Francis Ford Coppola’s supposed “return to form” is best described as a waste. It is a shame to know that the director of The Godfather and Apocalypse Now is capable of making a film this bad (not to mention The Godfather Part III). In the film, cruise ship employee Bennie (the young Alden Ehrenreich) is reunited with his brother Tetro (Vincent Gallo) at the latter’s home in Argentina. Tetro has tried his best to distance himself from the past and his family, and Bennie investigates to determine what exactly his older brother was running from. Behind Tetro’s back and with the encouragement of the unconditionally-loving girlfriend (Maribel Verdu), Bennie decodes his brother’s autobiographical play to learn about their father, the death of Tetro’s mother and the troubles that tore their family apart.
First and foremost, this film is a waste of the talent of its actors. In many scenes, Gallo communicates the complexity and depth of the enigma that is Tetro. In a scene in which he visits Bennie in a hospital, he naturally goes from excitedly surprising his kid brother to yelling and physically abusing him in his crippled state. The comparisons of Ehrenreich to Leonardo DiCaprio are inevitable because of the slight resemblance and also because of the great talent we see at such a young age. As was the case with DiCaprio earlier in his career, Ehrenreich exudes maturity beyond his years, and he allows the audience to emphasize with the anxiety bubbling below the surface. These two central actors are capable of masterful performances, yet Coppola has given them a script that meanders without any destination. Coppola is trying to say something about family and brotherhood, but he is not quite sure what. As a result, Gallo and Ehrenreich often look like fools.

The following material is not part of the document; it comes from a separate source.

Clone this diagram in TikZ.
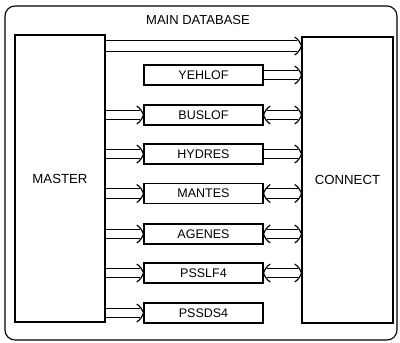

Coppola also wasted beautiful photography and production design. The film was shot mostly in gorgeous black and white, lending this drama to the sort of bleak honesty one would expect from a Martin Scorsese picture. In contrast, the flashbacks in the film are presented in color and in a 4:3 ratio aspect. These flashbacks depict Tetro’s rocky relationship with his father Carlo Tetrocini (Klaus Maria Brandauer), a world-renowned composer and conductor, and a car accident in which Tetro’s mother is brutally killed. The latter scene is shot and edited so viscerally, I almost physically felt the impact. However, this craft is lost amidst Coppola’s writing, which does not always reconcile the unique formal components of the film with the narrative. Coppola instead insists on using absurd plot points to engage the audience in his story.

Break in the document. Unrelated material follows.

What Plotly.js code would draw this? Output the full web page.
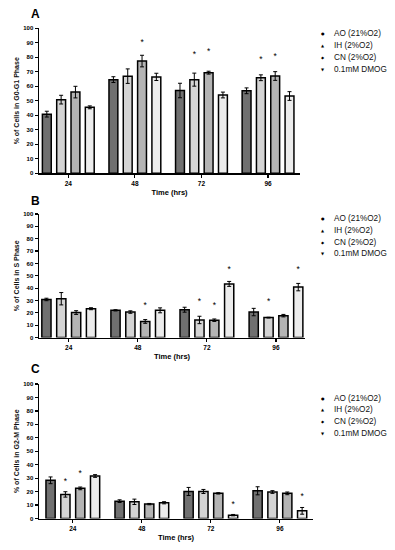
<!DOCTYPE html>
<html>
<head>
<meta charset="utf-8">
<script src="https://cdn.plot.ly/plotly-3.0.1.min.js"></script>
<style>html,body{margin:0;padding:0;background:#fff;}#chart{width:395px;height:550px;}</style>
</head>
<body>
<div id="chart"></div>
<script>
// ---- data ----
const timepoints = ['24', '48', '72', '96'];
const seriesNames = ['AO (21%O2)', 'IH (2%O2)', 'CN (2%O2)', '0.1mM DMOG'];
const legendSymbols = ['●', '▲', '◆', '▼'];
const seriesColors = ['#707070', '#d4d4d4', '#b4b4b4', '#ececec'];

// Panel A: G0-G1 phase
const g1AO   = [40.8, 64.6, 57.1, 56.9];
const g1IH   = [50.8, 67.0, 64.6, 65.9];
const g1CN   = [56.0, 77.4, 69.4, 67.1];
const g1DMOG = [45.5, 66.5, 54.0, 53.3];
const g1AOErr   = [2.0, 2.0, 5.0, 2.0];
const g1IHErr   = [3.0, 5.0, 4.5, 2.0];
const g1CNErr   = [4.0, 4.0, 1.0, 3.0];
const g1DMOGErr = [1.0, 2.5, 2.0, 3.0];
const g1StarAO   = [null, null, null, null];
const g1StarIH   = [null, null, 81.5, 78.0];
const g1StarCN   = [null, 90.0, 83.5, 80.5];
const g1StarDMOG = [null, null, null, null];

// Panel B: S phase
const sAO   = [30.8, 22.0, 22.5, 20.6];
const sIH   = [31.4, 20.6, 14.2, 16.1];
const sCN   = [20.2, 13.0, 14.0, 17.7];
const sDMOG = [23.3, 22.0, 43.4, 40.8];
const sAOErr   = [1.0, 0.5, 2.0, 3.0];
const sIHErr   = [5.0, 1.0, 3.0, 0.3];
const sCNErr   = [1.5, 1.5, 1.0, 1.0];
const sDMOGErr = [0.8, 2.0, 2.0, 3.0];
const sStarAO   = [null, null, null, null];
const sStarIH   = [null, null, 28.5, 28.5];
const sStarCN   = [null, 26.0, 26.0, null];
const sStarDMOG = [null, null, 55.0, 55.0];

// Panel C: G2-M phase
const g2AO   = [28.4, 12.9, 20.1, 20.6];
const g2IH   = [17.9, 12.4, 20.1, 19.7];
const g2CN   = [22.4, 10.7, 18.7, 18.7];
const g2DMOG = [31.6, 11.7, 2.5, 5.7];
const g2AOErr   = [2.5, 1.0, 3.0, 3.0];
const g2IHErr   = [2.0, 2.0, 1.5, 1.0];
const g2CNErr   = [1.0, 0.5, 0.5, 1.0];
const g2DMOGErr = [1.0, 0.8, 0.5, 2.5];
const g2StarAO   = [null, null, null, null];
const g2StarIH   = [27.5, null, null, null];
const g2StarCN   = [33.0, null, null, null];
const g2StarDMOG = [null, null, 10.0, 16.0];

const panelLetters = ['A', 'B', 'C'];
const yTitles = ['% of Cells in G0-G1 Phase', '% of Cells in S Phase', '% of Cells in G2-M Phase'];
const xTitle = 'Time (hrs)';
const yTickVals = [0, 10, 20, 30, 40, 50, 60, 70, 80, 90, 100];

// ---- build ----
const W = 395, H = 550;
const FONT = 'Liberation Sans, Arial, sans-serif';
const panels = [
  {vals: [g1AO, g1IH, g1CN, g1DMOG], errs: [g1AOErr, g1IHErr, g1CNErr, g1DMOGErr], stars: [g1StarAO, g1StarIH, g1StarCN, g1StarDMOG],
   xpx: [39, 300], ypx: [28.3, 173.3], range: [-0.44, 3.48], letter: [35, 14], legendTop: 34},
  {vals: [sAO, sIH, sCN, sDMOG], errs: [sAOErr, sIHErr, sCNErr, sDMOGErr], stars: [sStarAO, sStarIH, sStarCN, sStarDMOG],
   xpx: [39, 305], ypx: [214, 337.5], range: [-0.43, 3.42], letter: [35.5, 201], legendTop: 218.5},
  {vals: [g2AO, g2IH, g2CN, g2DMOG], errs: [g2AOErr, g2IHErr, g2CNErr, g2DMOGErr], stars: [g2StarAO, g2StarIH, g2StarCN, g2StarDMOG],
   xpx: [39, 313], ypx: [384, 518.5], range: [-0.49, 3.48], letter: [35, 369], legendTop: 398}
];

const traces = [];
const layout = {
  width: W, height: H,
  margin: {l: 0, r: 0, t: 0, b: 0},
  paper_bgcolor: '#ffffff', plot_bgcolor: '#ffffff',
  barmode: 'group', bargap: 0.14, bargroupgap: 0.38,
  scattermode: 'group', scattergap: 0.14,
  showlegend: false,
  font: {family: FONT, color: '#000'},
  annotations: []
};

panels.forEach((p, pi) => {
  const sfx = pi === 0 ? '' : String(pi + 1);
  const xa = 'x' + sfx, ya = 'y' + sfx;
  p.vals.forEach((v, si) => {
    traces.push({
      type: 'bar', x: timepoints, y: v, name: seriesNames[si],
      xaxis: xa, yaxis: ya,
      marker: {color: seriesColors[si], line: {color: '#000', width: 1.5}},
      error_y: {type: 'data', array: p.errs[si], visible: true, color: '#000', thickness: 1, width: 2},
      hoverinfo: 'skip'
    });
  });
  p.stars.forEach((s, si) => {
    traces.push({
      type: 'scatter', mode: 'text', x: timepoints, y: s, text: s.map(v => v === null ? '' : '*'),
      textposition: 'middle center', textfont: {family: FONT, size: 8.5, color: '#000'},
      xaxis: xa, yaxis: ya, cliponaxis: false, hoverinfo: 'skip', showlegend: false
    });
  });
  layout['xaxis' + sfx] = {
    domain: [p.xpx[0] / W, p.xpx[1] / W], anchor: ya,
    type: 'category', range: p.range,
    showline: true, linecolor: '#000', linewidth: 1.5,
    ticks: 'outside', ticklen: 3, tickwidth: 1.2, tickcolor: '#000',
    tickfont: {family: FONT, size: 6.5, color: '#000', weight: 'bold'},
    showgrid: false, zeroline: false, fixedrange: true,
    title: {text: xTitle, font: {family: FONT, size: 7.5, color: '#000', weight: 'bold'}, standoff: 4}
  };
  layout['yaxis' + sfx] = {
    domain: [1 - p.ypx[1] / H, 1 - p.ypx[0] / H], anchor: xa,
    range: [0, 100], tickvals: yTickVals,
    showline: true, linecolor: '#000', linewidth: 1.5,
    ticks: 'outside', ticklen: 3, tickwidth: 1.2, tickcolor: '#000',
    tickfont: {family: FONT, size: 6, color: '#000', weight: 'bold'},
    showgrid: false, zeroline: false, fixedrange: true,
    title: {text: yTitles[pi], font: {family: FONT, size: 7, color: '#111', weight: 'bold'}, standoff: 3}
  };
  layout.annotations.push({
    text: panelLetters[pi], xref: 'paper', yref: 'paper',
    x: p.letter[0] / W, y: 1 - p.letter[1] / H, xanchor: 'center', yanchor: 'middle',
    showarrow: false, font: {family: FONT, size: 12, color: '#000', weight: 'bold'}
  });
  seriesNames.forEach((nm, si) => {
    const yy = 1 - (p.legendTop + si * 11.8) / H;
    layout.annotations.push({
      text: legendSymbols[si], xref: 'paper', yref: 'paper', x: 323 / W, y: yy,
      xanchor: 'center', yanchor: 'middle', showarrow: false,
      font: {family: 'DejaVu Sans, sans-serif', size: 4, color: '#000'}
    });
    layout.annotations.push({
      text: nm, xref: 'paper', yref: 'paper', x: 332 / W, y: yy,
      xanchor: 'left', yanchor: 'middle', showarrow: false,
      font: {family: FONT, size: 8.2, color: '#111'}
    });
  });
});

Plotly.newPlot('chart', traces, layout, {staticPlot: true, displayModeBar: false});
</script>
</body>
</html>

More than anything else, this film is a waste of the audience’s time. It feels as if the rollercoaster of a relationship between Bennie and Tetro is going to go somewhere, yet a plot twist during the final act of the film reduces what could have been a complex study of familial relationships to material barely worthy of an afternoon soap. He abandons the basics of a good story with rising action and presents us with a climax which into question the relevance of the previous two hours. Add pretentious tributes to Powell-Pressburger films, painfully obvious metaphors regarding bright lights, and laughably melodramatic scenes, and you have evidence that Coppola is finished. Coppola has always lacked focus as a filmmaker, and Tetro disappointingly shows it is only going to get worse.